Its too bad GM spent all of their money optimizing the Volt's new transmission to make it and the ICE indispensable instead of working on making the engine better.

· · 6 years ago

I know that the variable peak pressure in the combustion chamber (due do variable RPM) makes the oil sealing issue a tougher problem. Also, there are many design elements where compromises are made to be able to service the whole RPM range. Such as how the intakes are designed to be able to accomidate the low RPM region. Even if you took this one engine design (the engine in the R-8) and optimized it for only one RPM the fuel efficiency would go up.

· Herm (not verified) · 6 years ago

They chose this particular engine because it was the only one available at that size that could deliver 15kw, plus the low vibration is a plus.. since the operating rpm is fixed the exhaust and intake can be fully tuned for lowest noise.

I think the genset is made by AVL and they claim a fuel consumption of 260 g/kWh

here is an image:

Fuel economy is not that big a deal in a range extender, the whole idea behind an EREV is that you seldom will use the genset anyways, so make it as light and unobtrusive as possible. Eventually you can replace the 140lbs of the genset with extra batteries.

· Anonymous (not verified) · 6 years ago

Herm says that the fuel consumption of the rotary wankel is 260 gram a KW. Lotus says that their range extender gets 240 to 255 grams per KW depending on size.
Is 20 grams a kw that much of a difference between engine types? I would think that the package advantages more than makes up for 20 grams + low vibration.

· Anonymous (not verified) · 6 years ago

I just want to share my input and clarify some facts on rotary engines because there is some misinformation here. I have owned one or more Mazda rotary powered cars for over 20 years now.

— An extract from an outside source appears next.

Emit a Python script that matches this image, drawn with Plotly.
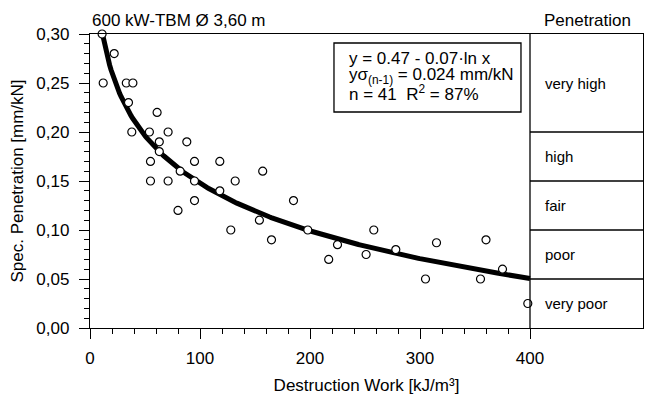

First of all I want to touch on the oil consumption "issue" which really isn't an issue at all, it's intentional. All Mazda rotaries have an oil injection system that, through means of a metering pump, injects engine oil into the combustion chamber along with the air/fuel mixture. This is burned during the combustion cycle and it serves to lubricate the internal apex seals. Another interesting point to note about oil here is that the design of rotary housings are such that oil flowing through its channels does a significant amount of engine cooling. The oil system also has one or more oil coolers.
The combustion cycle on the rotary is incomplete, as some combustion occurs in the exhaust (think afterburner) which leads to high exhaust temps, much hotter than piston designs. So this is where the fuel inefficiency comes into play
Yes, rotaries make their power at higher rpm. That's really not a problem if you consider that they are designed to make their power that way. Lets remember that horsepower is a derivative of torque, and can be made through either torque or RPM. We're not talking about hybrid tow trucks here, so I don't understand the importance of torque, or lack thereof, for this application.
5,000 rpm isn't "high" for a rotary. In fact the torque peak of the current RX-8's Renesis engine is @5,500 rpm, while the horsepower peak is at 8,500 rpm.
As the article mentions, the rotary is inherently smoother than piston engines. There is no converting the up & down force of pistons to rotational force. Also the rotary fully utilizes all of its displacement in each cycle. For every turn of the eccentric shaft, there is a different stage of combustion happening on each face of the rotor. So in a 2 rotor application there are 6 power strokes per revolution. Now think about all of that happening at the rate of 9,000 times per minute, with very little vibration felt by the driver. It truly is something to experience, and a must for any driving enthusiast to feel at least once!